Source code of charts

- - - - - - -

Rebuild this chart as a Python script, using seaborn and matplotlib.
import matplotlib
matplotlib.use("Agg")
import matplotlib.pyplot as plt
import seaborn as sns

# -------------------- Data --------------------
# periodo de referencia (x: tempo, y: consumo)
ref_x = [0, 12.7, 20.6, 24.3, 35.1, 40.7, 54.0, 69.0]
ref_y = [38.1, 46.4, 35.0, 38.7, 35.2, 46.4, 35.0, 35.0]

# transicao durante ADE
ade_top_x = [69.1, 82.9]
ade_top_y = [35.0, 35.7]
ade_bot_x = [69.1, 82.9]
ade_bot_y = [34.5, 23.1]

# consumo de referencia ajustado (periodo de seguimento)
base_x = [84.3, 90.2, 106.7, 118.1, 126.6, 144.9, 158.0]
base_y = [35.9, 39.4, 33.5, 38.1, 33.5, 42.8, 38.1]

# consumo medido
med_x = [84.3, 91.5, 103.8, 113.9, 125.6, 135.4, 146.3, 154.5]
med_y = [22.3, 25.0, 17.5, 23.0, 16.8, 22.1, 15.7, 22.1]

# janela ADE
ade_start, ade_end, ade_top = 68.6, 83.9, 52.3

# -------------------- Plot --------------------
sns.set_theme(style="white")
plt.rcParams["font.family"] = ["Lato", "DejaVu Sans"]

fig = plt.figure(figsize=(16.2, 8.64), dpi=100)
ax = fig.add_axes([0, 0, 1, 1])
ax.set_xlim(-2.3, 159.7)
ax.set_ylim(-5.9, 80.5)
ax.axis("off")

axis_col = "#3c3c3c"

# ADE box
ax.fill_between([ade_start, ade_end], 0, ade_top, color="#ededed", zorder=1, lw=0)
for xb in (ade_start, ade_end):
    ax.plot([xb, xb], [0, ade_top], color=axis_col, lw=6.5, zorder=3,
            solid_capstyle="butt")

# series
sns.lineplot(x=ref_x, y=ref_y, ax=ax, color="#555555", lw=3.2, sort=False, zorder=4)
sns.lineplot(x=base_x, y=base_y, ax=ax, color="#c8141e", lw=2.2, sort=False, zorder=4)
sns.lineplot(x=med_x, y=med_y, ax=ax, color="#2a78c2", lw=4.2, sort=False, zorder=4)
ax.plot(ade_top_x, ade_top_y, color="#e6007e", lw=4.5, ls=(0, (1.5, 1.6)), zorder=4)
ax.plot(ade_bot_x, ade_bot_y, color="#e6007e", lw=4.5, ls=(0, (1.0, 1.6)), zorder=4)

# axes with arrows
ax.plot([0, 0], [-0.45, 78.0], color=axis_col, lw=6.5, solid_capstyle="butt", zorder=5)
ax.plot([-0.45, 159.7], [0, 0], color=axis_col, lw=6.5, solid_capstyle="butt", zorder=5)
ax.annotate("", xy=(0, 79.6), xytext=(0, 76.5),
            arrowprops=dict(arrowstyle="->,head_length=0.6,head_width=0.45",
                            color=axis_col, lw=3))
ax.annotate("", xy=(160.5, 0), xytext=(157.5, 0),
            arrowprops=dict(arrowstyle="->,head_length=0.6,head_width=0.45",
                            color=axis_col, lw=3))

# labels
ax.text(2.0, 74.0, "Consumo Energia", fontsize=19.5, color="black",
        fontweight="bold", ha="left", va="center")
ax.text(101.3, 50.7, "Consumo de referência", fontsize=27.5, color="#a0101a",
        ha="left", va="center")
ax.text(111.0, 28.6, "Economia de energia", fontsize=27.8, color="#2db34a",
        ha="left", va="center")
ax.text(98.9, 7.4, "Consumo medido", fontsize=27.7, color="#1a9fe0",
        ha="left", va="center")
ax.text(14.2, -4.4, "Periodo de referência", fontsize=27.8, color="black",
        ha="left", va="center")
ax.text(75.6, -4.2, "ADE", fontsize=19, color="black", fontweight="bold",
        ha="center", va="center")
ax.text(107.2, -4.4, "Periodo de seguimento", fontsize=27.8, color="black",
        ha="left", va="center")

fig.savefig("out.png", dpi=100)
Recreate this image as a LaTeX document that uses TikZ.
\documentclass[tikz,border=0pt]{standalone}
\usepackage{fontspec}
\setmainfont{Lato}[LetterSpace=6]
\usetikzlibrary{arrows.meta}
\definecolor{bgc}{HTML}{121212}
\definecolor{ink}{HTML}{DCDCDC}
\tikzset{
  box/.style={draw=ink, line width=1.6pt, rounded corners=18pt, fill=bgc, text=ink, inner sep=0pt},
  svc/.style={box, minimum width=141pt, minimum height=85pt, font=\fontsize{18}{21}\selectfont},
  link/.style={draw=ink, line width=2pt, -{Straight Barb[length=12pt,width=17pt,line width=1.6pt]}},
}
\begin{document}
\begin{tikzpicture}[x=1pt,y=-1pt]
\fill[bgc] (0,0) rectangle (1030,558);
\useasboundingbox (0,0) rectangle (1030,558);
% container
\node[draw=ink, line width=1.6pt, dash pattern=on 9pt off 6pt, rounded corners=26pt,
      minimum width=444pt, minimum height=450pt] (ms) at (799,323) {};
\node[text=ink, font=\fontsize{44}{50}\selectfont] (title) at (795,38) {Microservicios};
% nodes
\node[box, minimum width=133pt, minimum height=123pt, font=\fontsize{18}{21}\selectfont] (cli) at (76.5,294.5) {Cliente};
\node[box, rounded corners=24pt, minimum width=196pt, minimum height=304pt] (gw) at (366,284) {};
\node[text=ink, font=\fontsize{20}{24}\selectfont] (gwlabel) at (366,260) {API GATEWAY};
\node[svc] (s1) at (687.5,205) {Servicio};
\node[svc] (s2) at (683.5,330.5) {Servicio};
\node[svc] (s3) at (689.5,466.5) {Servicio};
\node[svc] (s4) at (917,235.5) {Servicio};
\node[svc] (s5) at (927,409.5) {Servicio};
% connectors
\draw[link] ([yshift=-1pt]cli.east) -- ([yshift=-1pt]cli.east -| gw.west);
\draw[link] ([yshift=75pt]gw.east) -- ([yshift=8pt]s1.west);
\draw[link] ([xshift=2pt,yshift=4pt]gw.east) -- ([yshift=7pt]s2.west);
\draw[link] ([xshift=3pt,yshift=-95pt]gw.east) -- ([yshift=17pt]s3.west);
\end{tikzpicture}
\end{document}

- - - - - - -

> Problem requirements:
Output, unchanged, the lines from the line with "Recreate this image" through the final line of the material.

> Written answer:
Recreate this image as a LaTeX document that uses TikZ.
\documentclass[tikz,border=0pt]{standalone}
\usepackage{fontspec}
\setmainfont{Lato}[LetterSpace=6]
\usetikzlibrary{arrows.meta}
\definecolor{bgc}{HTML}{121212}
\definecolor{ink}{HTML}{DCDCDC}
\tikzset{
  box/.style={draw=ink, line width=1.6pt, rounded corners=18pt, fill=bgc, text=ink, inner sep=0pt},
  svc/.style={box, minimum width=141pt, minimum height=85pt, font=\fontsize{18}{21}\selectfont},
  link/.style={draw=ink, line width=2pt, -{Straight Barb[length=12pt,width=17pt,line width=1.6pt]}},
}
\begin{document}
\begin{tikzpicture}[x=1pt,y=-1pt]
\fill[bgc] (0,0) rectangle (1030,558);
\useasboundingbox (0,0) rectangle (1030,558);
% container
\node[draw=ink, line width=1.6pt, dash pattern=on 9pt off 6pt, rounded corners=26pt,
      minimum width=444pt, minimum height=450pt] (ms) at (799,323) {};
\node[text=ink, font=\fontsize{44}{50}\selectfont] (title) at (795,38) {Microservicios};
% nodes
\node[box, minimum width=133pt, minimum height=123pt, font=\fontsize{18}{21}\selectfont] (cli) at (76.5,294.5) {Cliente};
\node[box, rounded corners=24pt, minimum width=196pt, minimum height=304pt] (gw) at (366,284) {};
\node[text=ink, font=\fontsize{20}{24}\selectfont] (gwlabel) at (366,260) {API GATEWAY};
\node[svc] (s1) at (687.5,205) {Servicio};
\node[svc] (s2) at (683.5,330.5) {Servicio};
\node[svc] (s3) at (689.5,466.5) {Servicio};
\node[svc] (s4) at (917,235.5) {Servicio};
\node[svc] (s5) at (927,409.5) {Servicio};
% connectors
\draw[link] ([yshift=-1pt]cli.east) -- ([yshift=-1pt]cli.east -| gw.west);
\draw[link] ([yshift=75pt]gw.east) -- ([yshift=8pt]s1.west);
\draw[link] ([xshift=2pt,yshift=4pt]gw.east) -- ([yshift=7pt]s2.west);
\draw[link] ([xshift=3pt,yshift=-95pt]gw.east) -- ([yshift=17pt]s3.west);
\end{tikzpicture}
\end{document}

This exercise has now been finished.